Reagan Administration officials say they view school discipline as the Administration’s next major education issue, but they are also actively exploring ways to use the issue to political advantage in the 1984 Presidential campaign.
In his recent address to the national forum on education in Indianapolis, the President spoke of “stricter discipline codes” as a “fundamental reform” needed in the schools. He also said he had directed the Departments of Justice and Education to “find ways [the federal government] can help teachers and administrators enforce discipline.”
That task, in fact, was initiated last June when Presidential Counselor Edwin Meese III created a White House “working group” on school violence and discipline under the chairmanship of Gary L. Bauer, deputy under secretary of education.
Mr.
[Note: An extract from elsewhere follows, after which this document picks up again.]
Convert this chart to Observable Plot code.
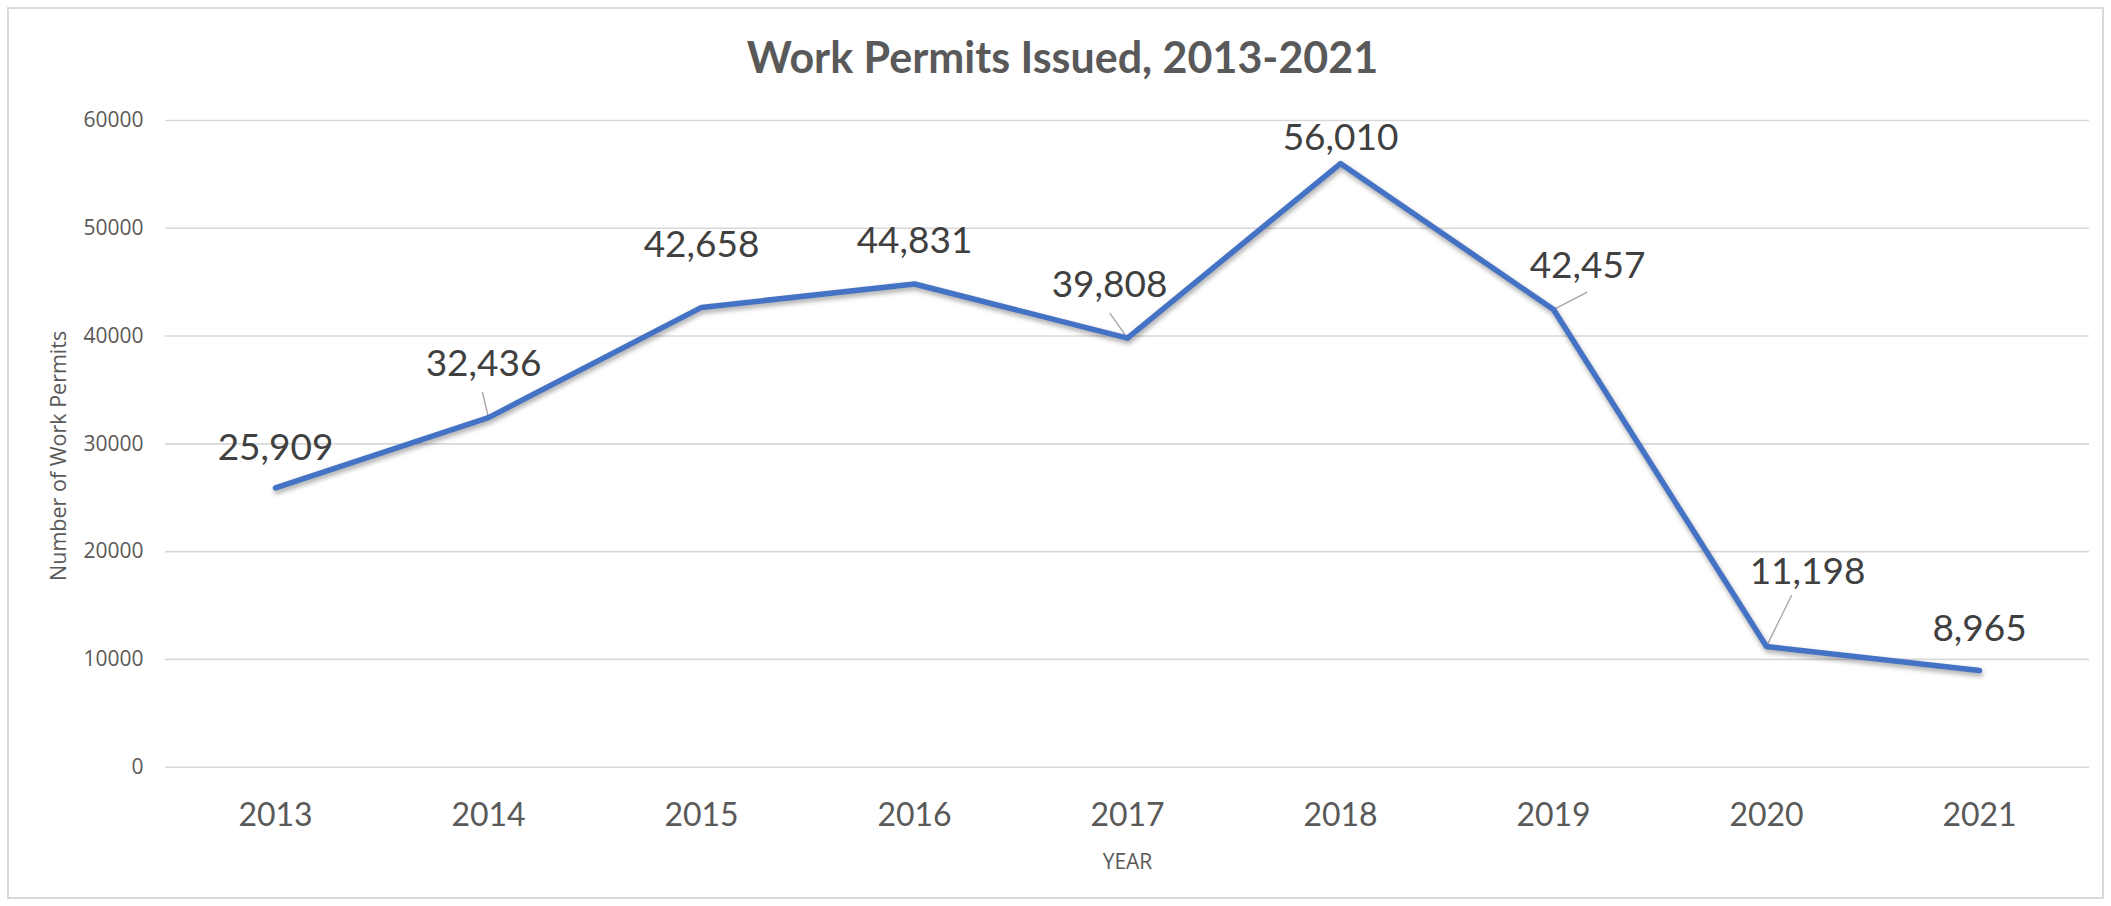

Bauer said last week that the Administration feels it can, through initiatives promoting better school discipline, associate itself publicly with a popular issue--as it did last summer with merit pay--and improve its standing with rank-and-file teachers and minority parents. Polls show those two groups to be deeply concerned about the issue and also generally alienated from the Reagan Administration.
“We see school discipline as a civil-rights issue,” Mr. Bauer said. “Not from the standpoint that students need more due-process protection, but in the sense that it’s minority students that most often have their education disrupted by discipline problems.”
He said the positive response from teachers to the President’s call for strong school discipline in a speech before the American Federation of Teachers last July in Los Angeles encouraged the Administration to continue to pursue the issue. “If we can make progress on this issue, the teacher unions’ endorsement of Mondale won’t mean anything,” he said.
In 14 of the past 15 years, discipline has been identified as the most serious problem in education by the Gallup Poll of the Public’s Attitudes Toward the Public Schools.
The Administration’s working group, which also includes representatives from the Office of Management and Budget, the Justice Department, and the White House office of policy development, last week was scheduled to submit to the White House Cabinet Council on Human Resources a 35-page memorandum outlining the seriousness of the discipline problem in the schools and possible ways for the Administration to address it.
The working group, according to sources familiar with its work, recommends that the Justice Department be instructed to seek federal court cases in which the Administration could side with teachers and school officials to increase their authority to discipline students.
The department, Administration sources say, is currently debating whether to file a friend-of-the-court brief on behalf of school authorities in a case now before the Supreme Court, New Jersey v. tlo, in which the New Jersey Supreme Court ruled that the “exclusionary rule” prohibits evidence seized unconstitutionally by school officials from being used to prosecute students for drug violations.
The task force also recommends that the Justice Department establish a National School Safety Center, which would house a computerized national clearinghouse of violence-prevention resources.
It recommends in its memorandum that one of the National Institute of Education research centers be instructed to study ways of preventing school violence and discipline and that the Education Department conduct regional hearings on the problem.
It also suggests that President Reagan use the power of his office to draw attention to the issue by making major speeches on the topic, visiting schools where discipline has been improved, and convening a meeting on the subject in Washington, D.C.
Mr. Bauer said he expects the human-resources Cabinet council, chaired by Margaret Heckler, secretary of health and human services, to approve the working group’s paper and submit it to the President in several weeks.